--- start ---

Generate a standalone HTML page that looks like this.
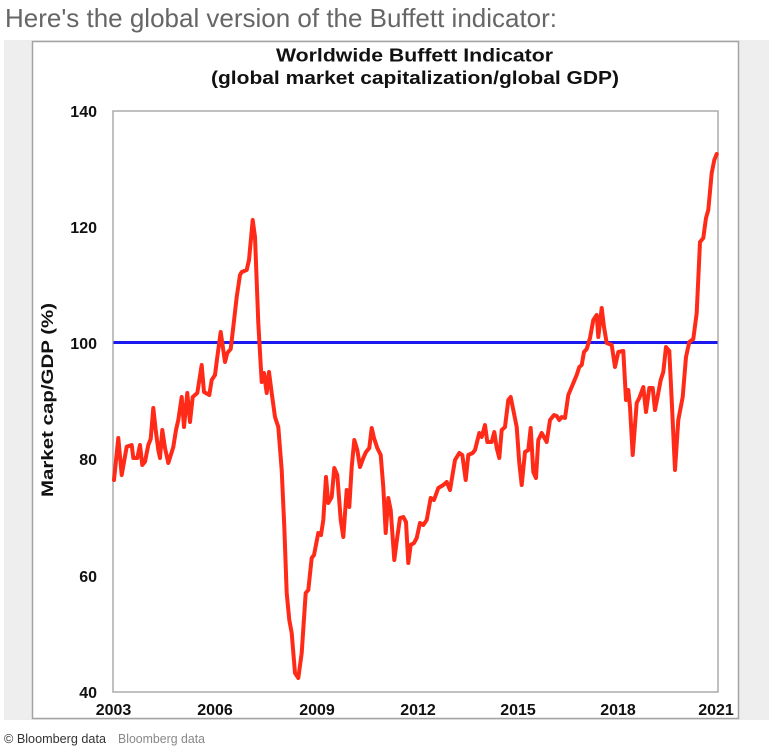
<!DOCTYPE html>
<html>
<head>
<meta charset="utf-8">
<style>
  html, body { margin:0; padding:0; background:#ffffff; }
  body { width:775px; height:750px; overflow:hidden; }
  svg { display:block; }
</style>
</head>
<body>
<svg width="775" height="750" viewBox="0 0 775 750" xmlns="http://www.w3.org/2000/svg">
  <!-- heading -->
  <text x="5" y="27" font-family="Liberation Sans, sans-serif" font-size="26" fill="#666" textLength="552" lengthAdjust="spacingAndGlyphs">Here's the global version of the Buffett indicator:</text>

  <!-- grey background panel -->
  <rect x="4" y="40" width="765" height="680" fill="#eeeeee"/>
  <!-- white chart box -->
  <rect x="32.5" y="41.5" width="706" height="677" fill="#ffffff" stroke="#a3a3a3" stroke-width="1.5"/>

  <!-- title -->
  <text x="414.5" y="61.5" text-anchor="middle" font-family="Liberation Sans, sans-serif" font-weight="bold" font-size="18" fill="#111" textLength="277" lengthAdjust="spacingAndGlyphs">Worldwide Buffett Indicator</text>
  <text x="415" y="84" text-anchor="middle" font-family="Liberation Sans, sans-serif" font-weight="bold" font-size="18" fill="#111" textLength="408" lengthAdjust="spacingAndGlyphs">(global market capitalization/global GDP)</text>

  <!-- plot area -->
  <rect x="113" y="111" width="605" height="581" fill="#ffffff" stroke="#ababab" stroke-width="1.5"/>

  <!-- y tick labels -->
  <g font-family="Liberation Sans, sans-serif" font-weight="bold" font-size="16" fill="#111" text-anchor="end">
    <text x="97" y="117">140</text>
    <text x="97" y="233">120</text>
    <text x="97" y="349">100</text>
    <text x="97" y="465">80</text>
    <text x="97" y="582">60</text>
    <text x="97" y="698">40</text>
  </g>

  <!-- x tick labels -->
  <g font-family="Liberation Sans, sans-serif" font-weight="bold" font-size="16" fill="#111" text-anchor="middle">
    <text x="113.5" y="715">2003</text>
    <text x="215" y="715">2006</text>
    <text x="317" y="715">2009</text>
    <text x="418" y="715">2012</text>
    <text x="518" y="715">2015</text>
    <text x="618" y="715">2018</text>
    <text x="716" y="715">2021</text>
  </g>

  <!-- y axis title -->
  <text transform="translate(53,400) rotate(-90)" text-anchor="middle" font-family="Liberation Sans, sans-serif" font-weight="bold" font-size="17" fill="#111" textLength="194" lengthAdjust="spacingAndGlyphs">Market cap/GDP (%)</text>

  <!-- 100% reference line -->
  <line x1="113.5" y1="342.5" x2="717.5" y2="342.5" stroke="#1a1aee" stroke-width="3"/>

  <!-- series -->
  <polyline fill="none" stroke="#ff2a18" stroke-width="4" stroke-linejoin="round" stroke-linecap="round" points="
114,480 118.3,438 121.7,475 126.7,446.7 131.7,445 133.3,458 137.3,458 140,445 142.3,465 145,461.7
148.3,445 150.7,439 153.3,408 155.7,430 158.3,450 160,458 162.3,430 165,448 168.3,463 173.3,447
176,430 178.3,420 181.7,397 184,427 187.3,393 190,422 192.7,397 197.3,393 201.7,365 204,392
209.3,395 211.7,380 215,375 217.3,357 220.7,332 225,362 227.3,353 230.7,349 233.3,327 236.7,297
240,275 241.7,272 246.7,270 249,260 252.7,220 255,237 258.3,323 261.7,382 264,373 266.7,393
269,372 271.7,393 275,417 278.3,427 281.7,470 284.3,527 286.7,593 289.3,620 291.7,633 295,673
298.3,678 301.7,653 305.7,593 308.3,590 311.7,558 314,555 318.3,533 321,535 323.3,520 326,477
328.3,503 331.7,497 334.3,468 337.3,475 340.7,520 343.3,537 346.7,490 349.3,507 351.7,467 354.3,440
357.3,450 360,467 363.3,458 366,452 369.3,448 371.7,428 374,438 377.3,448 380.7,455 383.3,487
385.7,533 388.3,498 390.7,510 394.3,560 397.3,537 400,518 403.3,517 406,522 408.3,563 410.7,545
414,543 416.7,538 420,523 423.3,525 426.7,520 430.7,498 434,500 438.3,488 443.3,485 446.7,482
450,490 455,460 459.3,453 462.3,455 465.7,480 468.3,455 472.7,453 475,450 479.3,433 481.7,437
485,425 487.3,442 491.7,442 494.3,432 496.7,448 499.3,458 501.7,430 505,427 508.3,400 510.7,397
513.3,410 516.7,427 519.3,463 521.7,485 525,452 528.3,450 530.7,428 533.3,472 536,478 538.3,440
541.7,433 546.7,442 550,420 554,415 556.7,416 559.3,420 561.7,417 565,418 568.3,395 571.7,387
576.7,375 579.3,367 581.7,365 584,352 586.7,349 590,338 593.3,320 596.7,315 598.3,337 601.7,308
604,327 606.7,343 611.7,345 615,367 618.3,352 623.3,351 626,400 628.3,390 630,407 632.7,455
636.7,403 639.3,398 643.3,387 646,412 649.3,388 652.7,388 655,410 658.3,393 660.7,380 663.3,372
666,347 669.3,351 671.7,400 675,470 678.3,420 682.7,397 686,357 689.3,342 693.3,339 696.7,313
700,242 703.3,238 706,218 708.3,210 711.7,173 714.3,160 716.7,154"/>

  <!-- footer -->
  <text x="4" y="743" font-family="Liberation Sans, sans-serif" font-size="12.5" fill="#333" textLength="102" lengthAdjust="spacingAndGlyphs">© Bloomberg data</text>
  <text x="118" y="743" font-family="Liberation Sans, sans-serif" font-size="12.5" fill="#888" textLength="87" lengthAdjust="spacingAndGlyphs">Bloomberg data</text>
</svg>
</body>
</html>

--- end ---

EXERCISE DIRECTIONS ->
Begin at the first line of the material and copy each line exactly through the one containing "market capitalization/global GDP)</text>". Omit pictures.

FINISHED ANSWER ->
Generate a standalone HTML page that looks like this.
<!DOCTYPE html>
<html>
<head>
<meta charset="utf-8">
<style>
  html, body { margin:0; padding:0; background:#ffffff; }
  body { width:775px; height:750px; overflow:hidden; }
  svg { display:block; }
</style>
</head>
<body>
<svg width="775" height="750" viewBox="0 0 775 750" xmlns="http://www.w3.org/2000/svg">
  <!-- heading -->
  <text x="5" y="27" font-family="Liberation Sans, sans-serif" font-size="26" fill="#666" textLength="552" lengthAdjust="spacingAndGlyphs">Here's the global version of the Buffett indicator:</text>

  <!-- grey background panel -->
  <rect x="4" y="40" width="765" height="680" fill="#eeeeee"/>
  <!-- white chart box -->
  <rect x="32.5" y="41.5" width="706" height="677" fill="#ffffff" stroke="#a3a3a3" stroke-width="1.5"/>

  <!-- title -->
  <text x="414.5" y="61.5" text-anchor="middle" font-family="Liberation Sans, sans-serif" font-weight="bold" font-size="18" fill="#111" textLength="277" lengthAdjust="spacingAndGlyphs">Worldwide Buffett Indicator</text>
  <text x="415" y="84" text-anchor="middle" font-family="Liberation Sans, sans-serif" font-weight="bold" font-size="18" fill="#111" textLength="408" lengthAdjust="spacingAndGlyphs">(global market capitalization/global GDP)</text>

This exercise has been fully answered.